Magic Users are not particularly powerful or weak compared to other people.

Don't forget that BRP doesn't have Classes, so anyone who is able to learn magic can do, cultural and religious taboos notwithstanding, and anyone who can pick up a sword can use it, so the lines between Magic User and Fighter are very blurred.

Having said that, there are Professions that tend to steer people towards certain roles, so someone who has Soldier as a profession is more likely to be a fighter than someone with Wizard as a profession.

BRP Magic Users tend to use Power Points (PPs) to fuel their spells, so are limited by how many PPs they have available to them. They are also limited by the scope of the spells, which tend to be more personal and affect smaller areas than the equivalent spells in, say, D&D. So, BRP Magic Users tend to be less powerful than those in other RPGs.

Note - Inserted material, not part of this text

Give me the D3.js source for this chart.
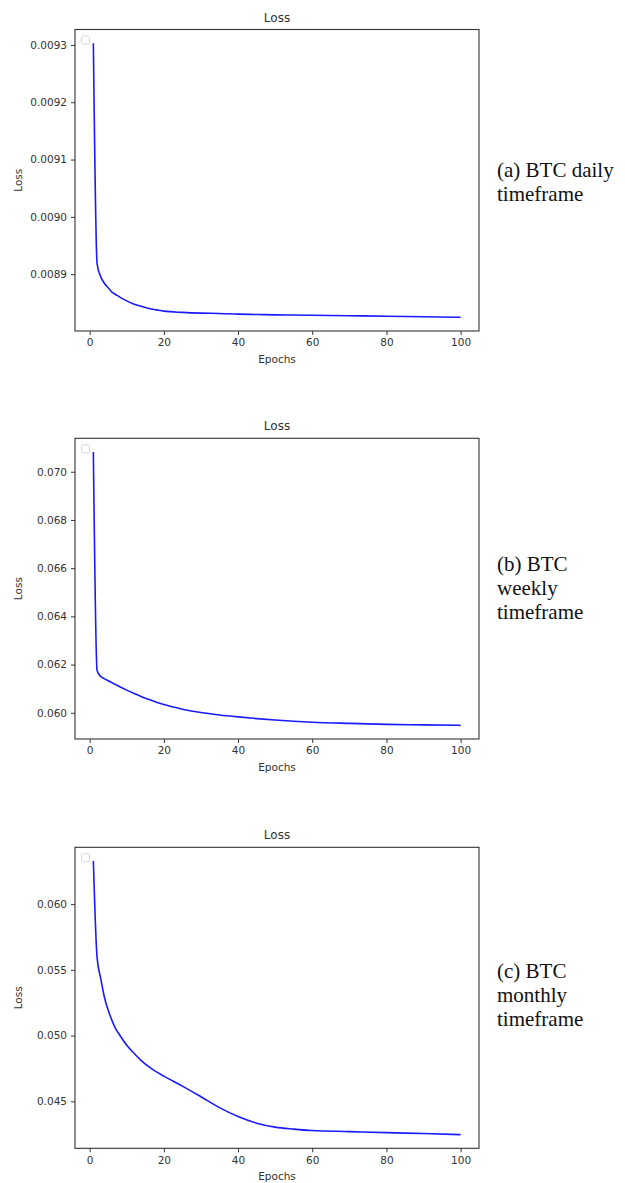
<!DOCTYPE html>
<html>
<head>
<meta charset="utf-8">
<script src="https://cdn.jsdelivr.net/npm/d3@7"></script>
<style>
  body { margin: 0; background: #fff; }
  svg text { font-family: "DejaVu Sans", sans-serif; fill: #333; }
  .caption { font-family: "Liberation Serif", "Times New Roman", serif; font-size: 21px; fill: #111; }
</style>
</head>
<body>
<div id="chart"></div>
<script>
// ===========================================
// Data read off the picture (sampled epochs)
var epochs = [1, 2, 3, 4, 5, 6, 7, 8, 10, 12, 14, 16, 18, 20, 25, 30, 35, 40, 45, 50, 55, 60, 70, 80, 90, 100];

var dailyLoss = [0.009303, 0.0089186, 0.0088953, 0.0088838, 0.0088762, 0.0088686, 0.0088646, 0.0088605,
    0.0088535, 0.0088477, 0.0088437, 0.0088402, 0.0088378, 0.0088355, 0.0088333, 0.008832, 0.0088315,
    0.0088303, 0.0088297, 0.008829, 0.0088287, 0.0088283, 0.0088275, 0.0088267, 0.0088258, 0.0088248];

var weeklyLoss = [0.07082, 0.061752, 0.061504, 0.061408, 0.06133, 0.06125, 0.06117, 0.06109,
    0.06094, 0.0608, 0.06067, 0.06055, 0.06044, 0.06034, 0.06015, 0.06001, 0.05991,
    0.05983, 0.05976, 0.0597, 0.05965, 0.05961, 0.05956, 0.05952, 0.0595, 0.05948];

var monthlyLoss = [0.06328, 0.05595, 0.05432, 0.0529, 0.05192, 0.05116, 0.05053, 0.05008,
    0.04927, 0.04864, 0.04808, 0.04762, 0.04724, 0.04692, 0.04616, 0.04535, 0.04452,
    0.04384, 0.04334, 0.04304, 0.04289, 0.04278, 0.0427, 0.04262, 0.04255, 0.04247];

var xTicks = [0, 20, 40, 60, 80, 100];
var dailyTicks = [0.0089, 0.0090, 0.0091, 0.0092, 0.0093];
var weeklyTicks = [0.060, 0.062, 0.064, 0.066, 0.068, 0.070];
var monthlyTicks = [0.045, 0.050, 0.055, 0.060];

var dailyCaption = ["(a) BTC daily", "timeframe"];
var weeklyCaption = ["(b) BTC", "weekly", "timeframe"];
var monthlyCaption = ["(c) BTC", "monthly", "timeframe"];

// ===========================================
// Set up SVG
var svgWidth = 625;
var svgHeight = 1183;

var svg = d3.select("#chart")
    .append("svg")
    .attr("width", svgWidth)
    .attr("height", svgHeight);

var panels = [
    {values: dailyLoss, ticks: dailyTicks, fmt: ".4f", top: 29.5, bottom: 331, caption: dailyCaption, capY: 177},
    {values: weeklyLoss, ticks: weeklyTicks, fmt: ".3f", top: 438.3, bottom: 739, caption: weeklyCaption, capY: 571},
    {values: monthlyLoss, ticks: monthlyTicks, fmt: ".3f", top: 847.3, bottom: 1148.3, caption: monthlyCaption, capY: 978}
];

var left = 75, right = 479;

// matplotlib style 5% margins
function padded(ext) {
    var pad = (ext[1] - ext[0]) * 0.05;
    return [ext[0] - pad, ext[1] + pad];
}

panels.forEach(function(p) {
    var g = svg.append("g");

    var xscale = d3.scaleLinear().domain(padded(d3.extent(epochs))).range([left, right]);
    var yscale = d3.scaleLinear().domain(padded(d3.extent(p.values))).range([p.bottom, p.top]);

    // axes
    var b_axis = d3.axisBottom(xscale).tickValues(xTicks).tickSize(4).tickPadding(4);
    var l_axis = d3.axisLeft(yscale).tickValues(p.ticks).tickFormat(d3.format(p.fmt)).tickSize(4).tickPadding(4);

    var bx = g.append("g")
        .attr("transform", `translate(0, ${p.bottom})`)
        .call(b_axis);
    var ly = g.append("g")
        .attr("transform", `translate(${left}, 0)`)
        .call(l_axis);

    [bx, ly].forEach(function(a) {
        a.select(".domain").remove();
        a.selectAll(".tick line").attr("stroke", "#333");
        a.selectAll(".tick text").attr("font-size", "10.5px").attr("fill", "#333")
            .style("font-family", "'DejaVu Sans', sans-serif");
    });

    // frame
    g.append("rect")
        .attr("x", left)
        .attr("y", p.top)
        .attr("width", right - left)
        .attr("height", p.bottom - p.top)
        .attr("fill", "none")
        .attr("stroke", "#333")
        .attr("stroke-width", 1.1);

    // empty legend box
    g.append("rect")
        .attr("x", left + 6.5)
        .attr("y", p.top + 6.5)
        .attr("width", 8)
        .attr("height", 8)
        .attr("rx", 1.5)
        .attr("fill", "none")
        .attr("stroke", "#d8d8d8");

    // loss line
    var line = d3.line()
        .x(function(d, i) { return xscale(epochs[i]); })
        .y(function(d) { return yscale(d); })
        .curve(d3.curveMonotoneX);

    g.append("path")
        .datum(p.values)
        .attr("d", line)
        .attr("fill", "none")
        .attr("stroke", "#1a1aff")
        .attr("stroke-width", 1.6);

    // title and axis labels
    g.append("text")
        .attr("x", (left + right) / 2)
        .attr("y", p.top - 8)
        .attr("text-anchor", "middle")
        .attr("font-size", "12px")
        .text("Loss");

    g.append("text")
        .attr("x", (left + right) / 2)
        .attr("y", p.bottom + 32)
        .attr("text-anchor", "middle")
        .attr("font-size", "10.5px")
        .text("Epochs");

    g.append("text")
        .attr("transform", `translate(22, ${(p.top + p.bottom) / 2}) rotate(-90)`)
        .attr("text-anchor", "middle")
        .attr("font-size", "10.5px")
        .text("Loss");

    // caption on the right
    var cap = g.append("text")
        .attr("class", "caption")
        .attr("x", 497)
        .attr("y", p.capY);
    p.caption.forEach(function(s, i) {
        cap.append("tspan")
            .attr("x", 497)
            .attr("dy", i === 0 ? 0 : 24)
            .text(s);
    });
});
</script>
</body>
</html>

In settings such as Glorantha almost everyone has magic of one kind or another, so the distinction between Magic User and Fighter is almost non-existent. In settings such as the Young Kingdoms the Magic Users tend to be powerful NPCs or struggling PCs and the distinction is more pronounced.

But, as far as balance goes, BRP seems well suited to a Fantasy game.

Simon Phipp - Caldmore Chameleon - Wallowing in my elitism since 1982. Many Systems, One Family. Just a fanboy. 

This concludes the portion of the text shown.